TASK STATEMENT:
Omit every picture, and retype the lines that run from the beginning of the data below through the line containing "fontsize=31, fontweight='bold', zorder=5)", inclusive.

RECORDED DATA:
-*-*-
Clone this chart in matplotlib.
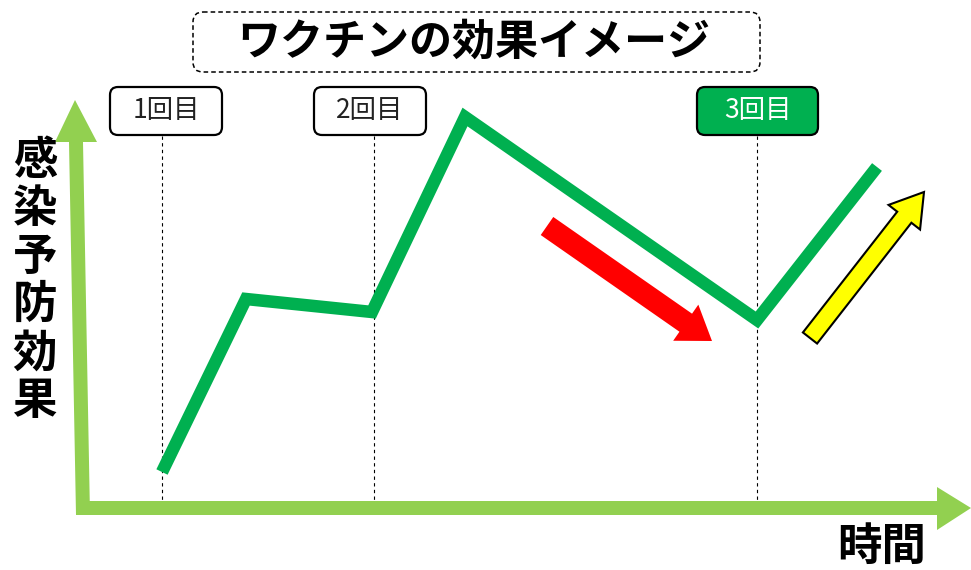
import matplotlib
matplotlib.use("Agg")
import matplotlib.pyplot as plt
from matplotlib.patches import FancyBboxPatch, FancyArrow, Polygon

plt.rcParams['font.family'] = ['Noto Sans CJK JP', 'DejaVu Sans']

# ---- data (in picture units: x = time, y = height from top) ----
time_x = [162, 246, 372, 465, 757, 877]
effect_y = [472, 299, 312, 117, 320, 167]
dose_labels = ['1回目', '2回目', '3回目']
dose_x = [162, 374, 757]
title = 'ワクチンの効果イメージ'
ylabel = '感染予防効果'
xlabel = '時間'

W, H = 971, 570
fig = plt.figure(figsize=(W / 100, H / 100), dpi=100)
ax = fig.add_axes([0, 0, 1, 1])
ax.set_xlim(0, W)
ax.set_ylim(H, 0)
ax.axis('off')

LG = '#92D050'
DG = '#00B050'

# axes arrows
ax.add_patch(Polygon([[69, 142], [76, 515], [90, 515], [83, 142]], closed=True, fc=LG, ec='none'))
ax.add_patch(Polygon([[55, 142], [97, 142], [75, 100]], closed=True, fc=LG, ec='none'))
ax.add_patch(Polygon([[76, 501], [937, 501], [937, 515], [76, 515]], closed=True, fc=LG, ec='none'))
ax.add_patch(Polygon([[937, 487], [937, 530], [971, 508]], closed=True, fc=LG, ec='none'))

# dashed dose lines
for x in dose_x:
    ax.plot([x, x], [136, 502], color='black', lw=0.8, ls=(0, (3, 3)), zorder=2)

# effect line
ax.plot(time_x, effect_y, color=DG, lw=9, solid_capstyle='butt', solid_joinstyle='miter', zorder=3)

# dose boxes
box_w = [112, 112, 121]
box_x0 = [110, 314, 697]
for i, lab in enumerate(dose_labels):
    filled = i == 2
    ax.add_patch(FancyBboxPatch((box_x0[i], 87), box_w[i], 48,
                                boxstyle='round,pad=0,rounding_size=8',
                                fc=DG if filled else 'white', ec='black', lw=1.6, zorder=4))
    ax.text(box_x0[i] + box_w[i] / 2, 110, lab, ha='center', va='center',
            fontsize=19, color='white' if filled else '#222222', zorder=5)

# title box
ax.add_patch(FancyBboxPatch((193, 12), 567, 60, boxstyle='round,pad=0,rounding_size=10',
                            fc='white', ec='black', lw=1.1, ls=(0, (3, 2)), zorder=4))
ax.text(474, 42, title, ha='center', va='center', fontsize=31, fontweight='bold', zorder=5)

# red arrow
ax.add_patch(FancyArrow(547, 226, 165, 115, width=22, head_width=44, head_length=32,
                        length_includes_head=True, fc='#FF0000', ec='none', zorder=3))
# yellow arrow
ax.add_patch(FancyArrow(810, 338, 114, -146, width=18, head_width=40, head_length=32,
                        length_includes_head=True, fc='#FFFF00', ec='black', lw=1.5, zorder=3))

# axis labels
ax.text(35, 281, '\n'.join(ylabel), ha='center', va='center', fontsize=32,
        fontweight='bold', linespacing=1.06)
ax.text(882, 547, xlabel, ha='center', va='center', fontsize=32, fontweight='bold')

fig.savefig('out.png', dpi=100)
-*-*-
RESPONSE TO THE TASK:
Clone this chart in matplotlib.
import matplotlib
matplotlib.use("Agg")
import matplotlib.pyplot as plt
from matplotlib.patches import FancyBboxPatch, FancyArrow, Polygon

plt.rcParams['font.family'] = ['Noto Sans CJK JP', 'DejaVu Sans']

# ---- data (in picture units: x = time, y = height from top) ----
time_x = [162, 246, 372, 465, 757, 877]
effect_y = [472, 299, 312, 117, 320, 167]
dose_labels = ['1回目', '2回目', '3回目']
dose_x = [162, 374, 757]
title = 'ワクチンの効果イメージ'
ylabel = '感染予防効果'
xlabel = '時間'

W, H = 971, 570
fig = plt.figure(figsize=(W / 100, H / 100), dpi=100)
ax = fig.add_axes([0, 0, 1, 1])
ax.set_xlim(0, W)
ax.set_ylim(H, 0)
ax.axis('off')

LG = '#92D050'
DG = '#00B050'

# axes arrows
ax.add_patch(Polygon([[69, 142], [76, 515], [90, 515], [83, 142]], closed=True, fc=LG, ec='none'))
ax.add_patch(Polygon([[55, 142], [97, 142], [75, 100]], closed=True, fc=LG, ec='none'))
ax.add_patch(Polygon([[76, 501], [937, 501], [937, 515], [76, 515]], closed=True, fc=LG, ec='none'))
ax.add_patch(Polygon([[937, 487], [937, 530], [971, 508]], closed=True, fc=LG, ec='none'))

# dashed dose lines
for x in dose_x:
    ax.plot([x, x], [136, 502], color='black', lw=0.8, ls=(0, (3, 3)), zorder=2)

# effect line
ax.plot(time_x, effect_y, color=DG, lw=9, solid_capstyle='butt', solid_joinstyle='miter', zorder=3)

# dose boxes
box_w = [112, 112, 121]
box_x0 = [110, 314, 697]
for i, lab in enumerate(dose_labels):
    filled = i == 2
    ax.add_patch(FancyBboxPatch((box_x0[i], 87), box_w[i], 48,
                                boxstyle='round,pad=0,rounding_size=8',
                                fc=DG if filled else 'white', ec='black', lw=1.6, zorder=4))
    ax.text(box_x0[i] + box_w[i] / 2, 110, lab, ha='center', va='center',
            fontsize=19, color='white' if filled else '#222222', zorder=5)

# title box
ax.add_patch(FancyBboxPatch((193, 12), 567, 60, boxstyle='round,pad=0,rounding_size=10',
                            fc='white', ec='black', lw=1.1, ls=(0, (3, 2)), zorder=4))
ax.text(474, 42, title, ha='center', va='center', fontsize=31, fontweight='bold', zorder=5)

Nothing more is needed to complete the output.